«Au feu, la pénit’ brûle»: Pourquoi les surveillants pénitentiaires de Fleury-Mérogis sont-ils en colère?

PRISON Quelque 350 agents pénitentiaires ont bloqué lundi soir les portes de la prison de Fleury-Mérogis, dans l’Essonne…

C.Po.
Des surveillants pénitentiaires bloquent la prison de Fleury-Mérogis, le 10 avril 2017.
Des surveillants pénitentiaires bloquent la prison de Fleury-Mérogis, le 10 avril 2017. — AFP

« Au feu, la pénit’brûle. » « Surpopulation, sous-effectifs, danger ! » Ils étaient quelque 350 surveillants pénitentiaires à bloquer, lundi soir, les portes de la prison de Fleury-Mérogis, dans l’Essonne. Les barricades se sont formées vers 19h30, sur l’unique route qui mène au centre pénitentiaire. Les trois syndicats, solidaires dans cette action, avaient mis en garde leur direction : les extractions, permissions de sortie, admissions seraient bloquées le temps de la manifestation. Quelques palettes de bois et des pneus ont été brûlés. Tous réclament une fouille générale de la prison et des effectifs supplémentaires. Une marche était prévue cet après-midi dans la ville. Le point sur le conflit.

Une bagarre dans le quartier des mineurs…

A l’origine de ce mouvement, l’agression jeudi en milieu de journée de six surveillants dans le quartier des mineurs. Hématomes, fracture du bras, ligaments déchirés, entorse du coude… Le bilan est particulièrement lourd. Les fonctionnaires tentaient de séparer deux adolescents qui se battaient dans les coursives de la maison d’arrêt lorsque six autres mineurs détenus se sont jetés dans la mêlée. Les six surveillants ont été conduits aux urgences.

Si une enquête a été lancée pour faire la lumière sur cette rixe, il pourrait s’agir d’une bagarre entre deux bandes rivales. Sept des huit adolescents impliqués ont été placés dans le quartier disciplinaire, a indiqué l’administration pénitentiaire. Le dernier, âgé de moins de 16 ans, était trop jeune pour y être envoyé.

La surpopulation en question

Si cette bagarre a constitué le point de départ de la grogne des fonctionnaires, leur colère tire ses ancrages de dysfonctionnements plus profonds. « Cette agression, c’est la goutte d’eau de trop », estime Olivier Legentil, du syndicat Ufap-Unsa, jugeant la situation « intenable ». La maison d’arrêt, la plus grande d’Europe, est actuellement remplie à 180 % de sa capacité. Une soixantaine de détenus, sur les 4200, dorment sur un matelas posé à même le sol. Une surpopulation carcérale qui s’accompagne d’un manque de personnel : les trois syndicats estiment à quelque 150 le nombre de postes vacants.

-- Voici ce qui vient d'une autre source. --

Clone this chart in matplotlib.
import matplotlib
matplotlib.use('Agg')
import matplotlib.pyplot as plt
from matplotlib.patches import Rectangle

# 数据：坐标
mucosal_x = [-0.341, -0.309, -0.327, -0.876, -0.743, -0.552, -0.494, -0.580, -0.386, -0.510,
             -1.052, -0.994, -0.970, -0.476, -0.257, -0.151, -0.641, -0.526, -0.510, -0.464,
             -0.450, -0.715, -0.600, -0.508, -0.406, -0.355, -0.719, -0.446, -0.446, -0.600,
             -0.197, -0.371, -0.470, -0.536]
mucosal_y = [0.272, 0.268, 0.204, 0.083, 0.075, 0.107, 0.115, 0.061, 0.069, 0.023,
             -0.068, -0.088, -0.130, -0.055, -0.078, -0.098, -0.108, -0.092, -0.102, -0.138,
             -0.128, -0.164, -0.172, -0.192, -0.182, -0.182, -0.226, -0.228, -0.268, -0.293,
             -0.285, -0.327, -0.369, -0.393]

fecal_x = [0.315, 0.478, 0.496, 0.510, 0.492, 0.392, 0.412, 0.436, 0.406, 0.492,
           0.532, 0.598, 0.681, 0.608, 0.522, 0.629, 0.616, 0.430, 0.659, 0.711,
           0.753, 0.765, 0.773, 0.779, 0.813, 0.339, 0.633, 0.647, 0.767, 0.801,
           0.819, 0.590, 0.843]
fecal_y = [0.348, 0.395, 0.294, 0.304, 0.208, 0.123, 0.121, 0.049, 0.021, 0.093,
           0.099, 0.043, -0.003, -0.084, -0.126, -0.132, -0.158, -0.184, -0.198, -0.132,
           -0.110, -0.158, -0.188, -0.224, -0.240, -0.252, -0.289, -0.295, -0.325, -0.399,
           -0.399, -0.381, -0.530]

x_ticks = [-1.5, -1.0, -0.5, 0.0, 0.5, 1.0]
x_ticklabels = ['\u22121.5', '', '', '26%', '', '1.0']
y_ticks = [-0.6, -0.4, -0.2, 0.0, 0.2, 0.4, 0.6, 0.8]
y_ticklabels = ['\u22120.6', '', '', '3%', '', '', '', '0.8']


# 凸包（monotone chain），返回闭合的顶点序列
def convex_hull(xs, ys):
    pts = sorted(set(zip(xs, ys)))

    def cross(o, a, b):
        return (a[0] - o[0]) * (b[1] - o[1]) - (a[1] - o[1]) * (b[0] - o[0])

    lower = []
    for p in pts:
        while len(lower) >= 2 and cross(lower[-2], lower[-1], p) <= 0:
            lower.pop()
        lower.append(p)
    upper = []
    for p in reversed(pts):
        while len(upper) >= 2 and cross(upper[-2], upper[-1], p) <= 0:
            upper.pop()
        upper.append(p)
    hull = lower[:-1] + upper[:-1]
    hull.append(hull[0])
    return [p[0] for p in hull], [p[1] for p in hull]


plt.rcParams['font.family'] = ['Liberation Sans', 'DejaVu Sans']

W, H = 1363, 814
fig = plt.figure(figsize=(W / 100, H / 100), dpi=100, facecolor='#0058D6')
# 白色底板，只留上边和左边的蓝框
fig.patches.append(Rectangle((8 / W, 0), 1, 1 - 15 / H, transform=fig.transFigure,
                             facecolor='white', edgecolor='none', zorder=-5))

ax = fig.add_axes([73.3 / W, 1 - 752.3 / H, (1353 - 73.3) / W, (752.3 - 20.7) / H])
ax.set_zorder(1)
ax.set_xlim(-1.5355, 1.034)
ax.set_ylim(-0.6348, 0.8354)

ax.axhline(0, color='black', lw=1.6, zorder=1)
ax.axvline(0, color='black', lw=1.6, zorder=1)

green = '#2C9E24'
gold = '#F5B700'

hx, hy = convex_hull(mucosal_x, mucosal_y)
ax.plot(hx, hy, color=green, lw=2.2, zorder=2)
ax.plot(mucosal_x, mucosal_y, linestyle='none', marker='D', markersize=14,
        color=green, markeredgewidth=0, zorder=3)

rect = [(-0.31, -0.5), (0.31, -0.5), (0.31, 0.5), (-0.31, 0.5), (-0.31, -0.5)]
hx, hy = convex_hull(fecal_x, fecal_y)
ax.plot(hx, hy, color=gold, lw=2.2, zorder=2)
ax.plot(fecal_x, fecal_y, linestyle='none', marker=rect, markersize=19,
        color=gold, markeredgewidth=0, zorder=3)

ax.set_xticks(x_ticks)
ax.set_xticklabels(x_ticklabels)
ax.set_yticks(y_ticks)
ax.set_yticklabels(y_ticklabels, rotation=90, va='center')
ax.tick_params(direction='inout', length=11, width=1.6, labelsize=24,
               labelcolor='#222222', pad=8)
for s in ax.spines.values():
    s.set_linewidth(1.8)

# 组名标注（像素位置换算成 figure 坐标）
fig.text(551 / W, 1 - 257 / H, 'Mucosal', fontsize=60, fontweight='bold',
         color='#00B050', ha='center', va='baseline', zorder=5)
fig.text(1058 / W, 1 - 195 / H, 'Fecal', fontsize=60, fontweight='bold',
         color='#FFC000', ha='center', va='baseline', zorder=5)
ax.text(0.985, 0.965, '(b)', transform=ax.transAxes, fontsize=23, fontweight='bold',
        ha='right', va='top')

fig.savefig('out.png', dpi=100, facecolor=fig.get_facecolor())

La directrice de l’établissement avait elle-même fait part de ses inquiétudes en juillet dernier dans une missive adressée à sa hiérarchie. « Les quartiers arrivants sont saturés et il devient très difficile d’affecter les personnes détenues en tenant compte des profils, vulnérables, récidivistes, etc. » Elle décrivait un personnel épuisé, de plus en plus accaparé par des questions de logistique, moins présents pour les détenus.

Difficulté et spécificité quartiers des mineurs

Néanmoins, le quartier des mineurs jouit d’un statut un peu à part. Au 1er mars, il comptait 87 détenus… pour 94 places. Les jeunes incarcérés – âgés de 13 à 18 ans - jouissent donc d’un encellulement individuel.

Néanmoins, selon les surveillants pénitentiaires, la gestion des détenus est tout aussi difficile dans cette aile. « La violence est permanente dans le quartier des mineurs. Les ados vont systématiquement au conflit », assurait au lendemain de la bagarre, Thibault Cappelle, secrétaire FO de la prison. Même son de cloche chez son homologue de la CGT, Arnaud Arame. « La principale difficulté dans ce secteur vient du fait que les mineurs, prévenus et condamnés, petits délinquants et meurtriers, sont mélangés. Structurellement, on ne peut les différencier. » Un point de vue nuancé par l'administration pénitentiaire qui rappelait que la dernière bagarre d'ampleur dans le quartier des mineurs remontait à 2014.